Originally published by Androvett Legal Media Blog.

Plano attorney Jason Van Dyke was all set to begin a new chapter of his legal career as an assistant district attorney in Victoria County. So he was startled to receive notice that the District Attorney’s office had rescinded its job offer with no explanation. Mr. Van Dyke speculates the reversal could be related to media coverage of a Twitter exchange he had involving a case he was working on in 2014. He has since filed suit seeking answers from Victoria County, and Dallas labor and employment attorney Leiza Dolghih of Godwin Bowman & Martinez says this is a cautionary tale for both employers and job-seekers.

“Many employers these days Google prospective hires and look them up on social media for any evidence of red flags that indicate that the applicant may be violent, unethical, unstable or simply have bad judgment.
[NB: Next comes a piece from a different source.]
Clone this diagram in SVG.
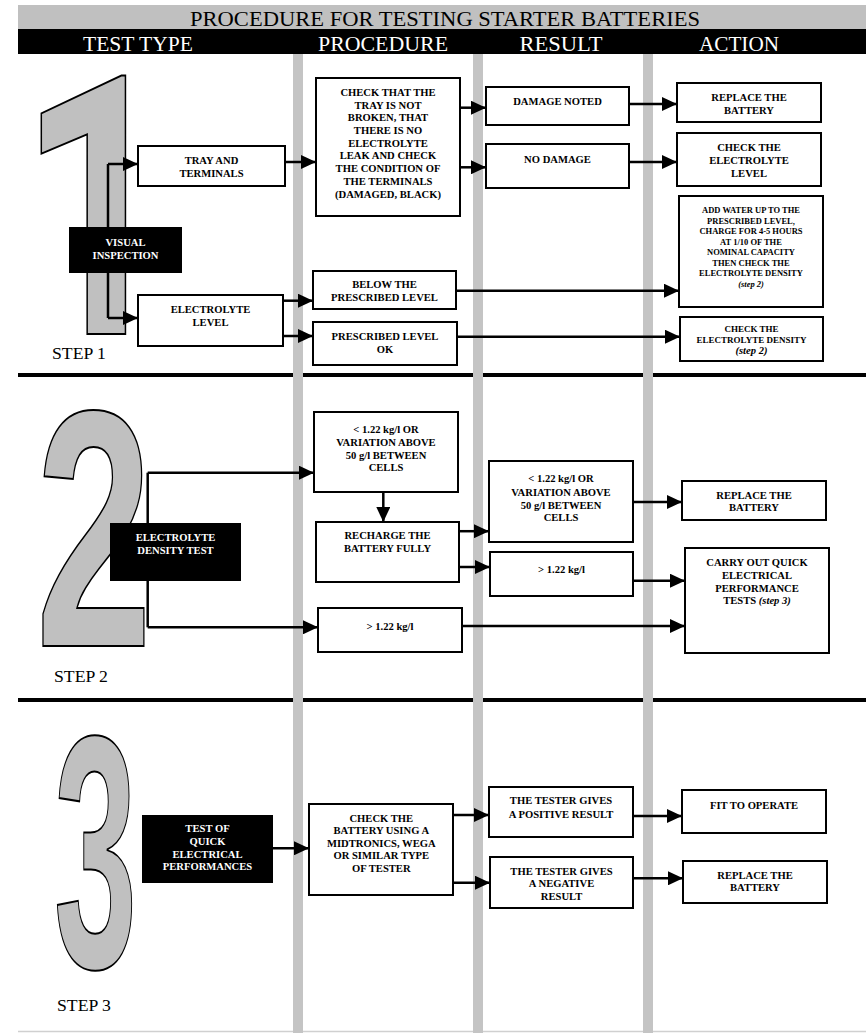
<svg xmlns="http://www.w3.org/2000/svg" width="866" height="1033" viewBox="0 0 866 1033">
<style>
.box{fill:#fff;stroke:#000;stroke-width:2}
.blk{fill:#000}
.t{font-family:"Liberation Serif","Times New Roman",serif;font-weight:bold;font-size:10.6px;text-anchor:middle;fill:#000}
.s{font-size:8.5px}
.m{font-size:9px}
.w{fill:#fff}
.hd{font-family:"Liberation Serif","Times New Roman",serif;font-size:22px;text-anchor:middle}
.step{font-family:"Liberation Serif","Times New Roman",serif;font-size:17.7px;fill:#000}
.dig{font-family:"Liberation Sans",Arial,sans-serif;font-weight:bold;fill:#c0c0c0;stroke:#000;stroke-width:2;text-anchor:middle}
.one{font-family:Roboto,"Open Sans",sans-serif}
.sep{stroke:#000;stroke-width:4}
.bar{fill:#c4c4c4}
.c{stroke:#000;stroke-width:2.5;fill:none}
.a{marker-end:url(#ah)}
</style>
<defs>
<marker id="ah" markerUnits="userSpaceOnUse" markerWidth="15" markerHeight="14" refX="15" refY="7" orient="auto"><path d="M0,0 L15,7 L0,14 z" fill="#000"/></marker>
</defs>
<rect width="866" height="1033" fill="#fff"/>
<g id="header">
<rect x="18" y="5" width="848" height="24" fill="#c0c0c0"/>
<rect x="18" y="29" width="848" height="25" fill="#000"/>
<text x="445" y="26" class="hd" font-size="21" textLength="510" lengthAdjust="spacingAndGlyphs" fill="#000">PROCEDURE FOR TESTING STARTER BATTERIES</text>
<text x="138" y="51" class="hd" fill="#fff" textLength="110" lengthAdjust="spacingAndGlyphs">TEST TYPE</text>
<text x="383" y="51" class="hd" fill="#fff" textLength="130" lengthAdjust="spacingAndGlyphs">PROCEDURE</text>
<text x="561" y="51" class="hd" fill="#fff" textLength="83" lengthAdjust="spacingAndGlyphs">RESULT</text>
<text x="739" y="51" class="hd" fill="#fff" textLength="80" lengthAdjust="spacingAndGlyphs">ACTION</text>
</g>
<g id="separators">
<line x1="18" y1="375" x2="866" y2="375" class="sep"/>
<line x1="18" y1="700" x2="866" y2="700" class="sep"/>
<line x1="18" y1="1031.5" x2="866" y2="1031.5" stroke="#d0d0d0" stroke-width="1.5"/>
</g>
<g id="lanes">
<rect x="293" y="54" width="10" height="979" class="bar"/>
<rect x="473" y="54" width="10" height="979" class="bar"/>
<rect x="643" y="54" width="10" height="979" class="bar"/>
</g>
<g id="digits">
<text class="dig one" transform="translate(97,334) scale(0.75,1)" font-size="363">1</text>
<text class="dig" transform="translate(94,646) scale(0.62,1)" font-size="338">2</text>
<text class="dig" transform="translate(95.5,967) scale(0.45,1)" font-size="332">3</text>
</g>
<g id="steps">
<text x="52" y="359" class="step">STEP 1</text>
<text x="54" y="681.7" class="step">STEP 2</text>
<text x="57" y="1010.7" class="step">STEP 3</text>
</g>
<g id="connectors">
<path class="c" d="M108,164 V318"/>
<path class="c a" d="M108,164 H138"/>
<path class="c a" d="M108,318 H138"/>
<path class="c a" d="M285,162 H316"/>
<path class="c a" d="M283,300.7 H313"/>
<path class="c a" d="M283,336 H313"/>
<path class="c a" d="M460,107.7 H486"/>
<path class="c a" d="M460,167.3 H486"/>
<path class="c a" d="M629,104 H677"/>
<path class="c a" d="M629,162 H677"/>
<path class="c a" d="M456,290.7 H679"/>
<path class="c a" d="M457,336.7 H680"/>
<path class="c" d="M147.7,472.7 V627.3"/>
<path class="c a" d="M147.7,472.7 H314"/>
<path class="c a" d="M147.7,627.3 H318"/>
<path class="c a" d="M383.3,492 V522"/>
<path class="c a" d="M459,531.2 H489"/>
<path class="c a" d="M459,567 H490"/>
<path class="c a" d="M462,626 H685"/>
<path class="c a" d="M633,502 H682"/>
<path class="c a" d="M633,580.7 H685"/>
<path class="c a" d="M273,848.3 H309"/>
<path class="c a" d="M453,815 H489"/>
<path class="c a" d="M453,882.7 H490"/>
<path class="c a" d="M633,816 H682"/>
<path class="c a" d="M633,878.3 H683"/>
</g>
<g id="visual-inspection"><rect x="69" y="227" width="113" height="46" class="blk"/><text class="t w" x="125.5" y="246">VISUAL</text><text class="t w" x="125.5" y="259">INSPECTION</text></g>
<g id="tray"><rect x="138" y="146" width="147" height="40" class="box"/><text class="t" x="211.5" y="163.5">TRAY AND</text><text class="t" x="211.5" y="176.5">TERMINALS</text></g>
<g id="electrolyte-level"><rect x="138" y="295" width="145" height="51" class="box"/><text class="t" x="210.5" y="312.5">ELECTROLYTE</text><text class="t" x="210.5" y="325.5">LEVEL</text></g>
<g id="check-tray"><rect x="316" y="78" width="144" height="138" class="box"/>
<text class="t" x="388" y="96">CHECK THAT THE</text>
<text class="t" x="388" y="108.6">TRAY IS NOT</text>
<text class="t" x="388" y="121.3">BROKEN, THAT</text>
<text class="t" x="388" y="134">THERE IS NO</text>
<text class="t" x="388" y="146.7">ELECTROLYTE</text>
<text class="t" x="388" y="159.4">LEAK AND CHECK</text>
<text class="t" x="388" y="172.1">THE CONDITION OF</text>
<text class="t" x="388" y="184.8">THE TERMINALS</text>
<text class="t" x="388" y="197.5">(DAMAGED, BLACK)</text></g>
<g id="damage-noted"><rect x="486" y="87" width="143" height="38" class="box"/><text class="t" x="557.5" y="105.3">DAMAGE NOTED</text></g>
<g id="no-damage"><rect x="486" y="144" width="143" height="44" class="box"/><text class="t" x="557.5" y="162.6">NO DAMAGE</text></g>
<g id="replace-1"><rect x="677" y="83" width="144" height="39" class="box"/><text class="t" x="749" y="101">REPLACE THE</text><text class="t" x="749" y="113.6">BATTERY</text></g>
<g id="check-level"><rect x="677" y="133" width="144" height="53" class="box"/><text class="t" x="749" y="151.3">CHECK THE</text><text class="t" x="749" y="164.3">ELECTROLYTE</text><text class="t" x="749" y="177">LEVEL</text></g>
<g id="add-water"><rect x="679" y="196" width="144" height="111" class="box"/>
<text class="t s" x="751" y="213">ADD WATER UP TO THE</text>
<text class="t s" x="751" y="223.6">PRESCRIBED LEVEL,</text>
<text class="t s" x="751" y="234">CHARGE FOR 4-5 HOURS</text>
<text class="t s" x="751" y="244.6">AT 1/10 OF THE</text>
<text class="t s" x="751" y="255.2">NOMINAL CAPACITY</text>
<text class="t s" x="751" y="265.6">THEN CHECK THE</text>
<text class="t s" x="751" y="276.2">ELECTROLYTE DENSITY</text>
<text class="t s" x="751" y="287.2" font-style="italic">(step 2)</text></g>
<g id="below-level"><rect x="313" y="271" width="143" height="38" class="box"/><text class="t" x="384.5" y="287.6">BELOW THE</text><text class="t" x="384.5" y="300.6">PRESCRIBED LEVEL</text></g>
<g id="level-ok"><rect x="313" y="322" width="144" height="43" class="box"/><text class="t" x="385" y="339.6">PRESCRIBED LEVEL</text><text class="t" x="385" y="352.6">OK</text></g>
<g id="check-density"><rect x="680" y="317" width="143" height="44" class="box"/><text class="t m" x="751.5" y="332.4">CHECK THE</text><text class="t m" x="751.5" y="343.1">ELECTROLYTE DENSITY</text><text class="t" x="751.5" y="353.8" font-size="7" font-style="italic">(step 2)</text></g>
<g id="density-test"><rect x="110" y="523" width="131" height="58" class="blk"/><text class="t w" x="175.5" y="541">ELECTROLYTE</text><text class="t w" x="175.5" y="553.7">DENSITY TEST</text></g>
<g id="low-density"><rect x="314" y="412" width="144" height="80" class="box"/>
<text class="t" x="386" y="432.6">&lt; 1.22 kg/l OR</text>
<text class="t" x="386" y="445.9">VARIATION ABOVE</text>
<text class="t" x="386" y="458.6">50 g/l BETWEEN</text>
<text class="t" x="386" y="471.3">CELLS</text></g>
<g id="recharge"><rect x="316" y="522" width="143" height="60" class="box"/><text class="t" x="387.5" y="539">RECHARGE THE</text><text class="t" x="387.5" y="551.6">BATTERY FULLY</text></g>
<g id="high-density"><rect x="318" y="608" width="144" height="44" class="box"/><text class="t" x="390" y="629.6">&gt; 1.22 kg/l</text></g>
<g id="low-density-result"><rect x="489" y="461" width="144" height="81" class="box"/>
<text class="t" x="561" y="482.3">&lt; 1.22 kg/l OR</text>
<text class="t" x="561" y="495.6">VARIATION ABOVE</text>
<text class="t" x="561" y="508.6">50 g/l BETWEEN</text>
<text class="t" x="561" y="521.3">CELLS</text></g>
<g id="high-density-result"><rect x="490" y="552" width="143" height="44" class="box"/><text class="t" x="561.5" y="573">&gt; 1.22 kg/l</text></g>
<g id="replace-2"><rect x="682" y="481" width="144" height="39" class="box"/><text class="t" x="754" y="498.6">REPLACE THE</text><text class="t" x="754" y="511.3">BATTERY</text></g>
<g id="carry-out"><rect x="685" y="548" width="144" height="105" class="box"/>
<text class="t" x="757" y="566.3">CARRY OUT QUICK</text>
<text class="t" x="757" y="579">ELECTRICAL</text>
<text class="t" x="757" y="591.6">PERFORMANCE</text>
<text class="t" x="757" y="604.3">TESTS <tspan font-style="italic">(step 3)</tspan></text></g>
<g id="quick-test"><rect x="142" y="815" width="131" height="68" class="blk"/>
<text class="t w" x="207.5" y="832">TEST OF</text>
<text class="t w" x="207.5" y="845">QUICK</text>
<text class="t w" x="207.5" y="857.6">ELECTRICAL</text>
<text class="t w" x="207.5" y="870.3">PERFORMANCES</text></g>
<g id="check-battery"><rect x="309" y="804" width="144" height="91" class="box"/>
<text class="t" x="381.3" y="821.6">CHECK THE</text>
<text class="t" x="381.3" y="834.3">BATTERY USING A</text>
<text class="t" x="381.3" y="847">MIDTRONICS, WEGA</text>
<text class="t" x="381.3" y="859.3">OR SIMILAR TYPE</text>
<text class="t" x="381.3" y="872.3">OF TESTER</text></g>
<g id="positive"><rect x="489" y="787" width="144" height="50" class="box"/><text class="t" x="561" y="804.3">THE TESTER GIVES</text><text class="t" x="561" y="817.6">A POSITIVE RESULT</text></g>
<g id="negative"><rect x="490" y="857" width="143" height="51" class="box"/><text class="t" x="561.5" y="874.6">THE TESTER GIVES</text><text class="t" x="561.5" y="887.3">A NEGATIVE</text><text class="t" x="561.5" y="900">RESULT</text></g>
<g id="fit"><rect x="682" y="790" width="144" height="43" class="box"/><text class="t" x="754" y="808.6">FIT TO OPERATE</text></g>
<g id="replace-3"><rect x="683" y="861" width="144" height="42" class="box"/><text class="t" x="755" y="878.6">REPLACE THE</text><text class="t" x="755" y="891.3">BATTERY</text></g>
</svg>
These behind-the-scenes, informal background checks often result in rejection, or even withdrawal, of a job offer,” she says.

While a Texas employer may reject a prospective candidate for a myriad of reasons, including social media activity, a prospective employee cannot be rejected on the basis of race, gender, religion, age or other protective categories – information that can often be gleaned from social media. If a candidate can show that a job rejection was based on information protected under employment law, there could be basis for a claim of discrimination.

“However, in this case, if the employer discovered what they considered unsavory comments, or possible evidence of poor judgment or lack of self-control, after offering Mr. Van Dyke a job, the withdrawal of that offer based on the newly discovered information, would be acceptable,” says Ms. Dolghih. “While everyone has the right to speak their mind freely, that speech may result in rather harsh consequences in terms of employment.”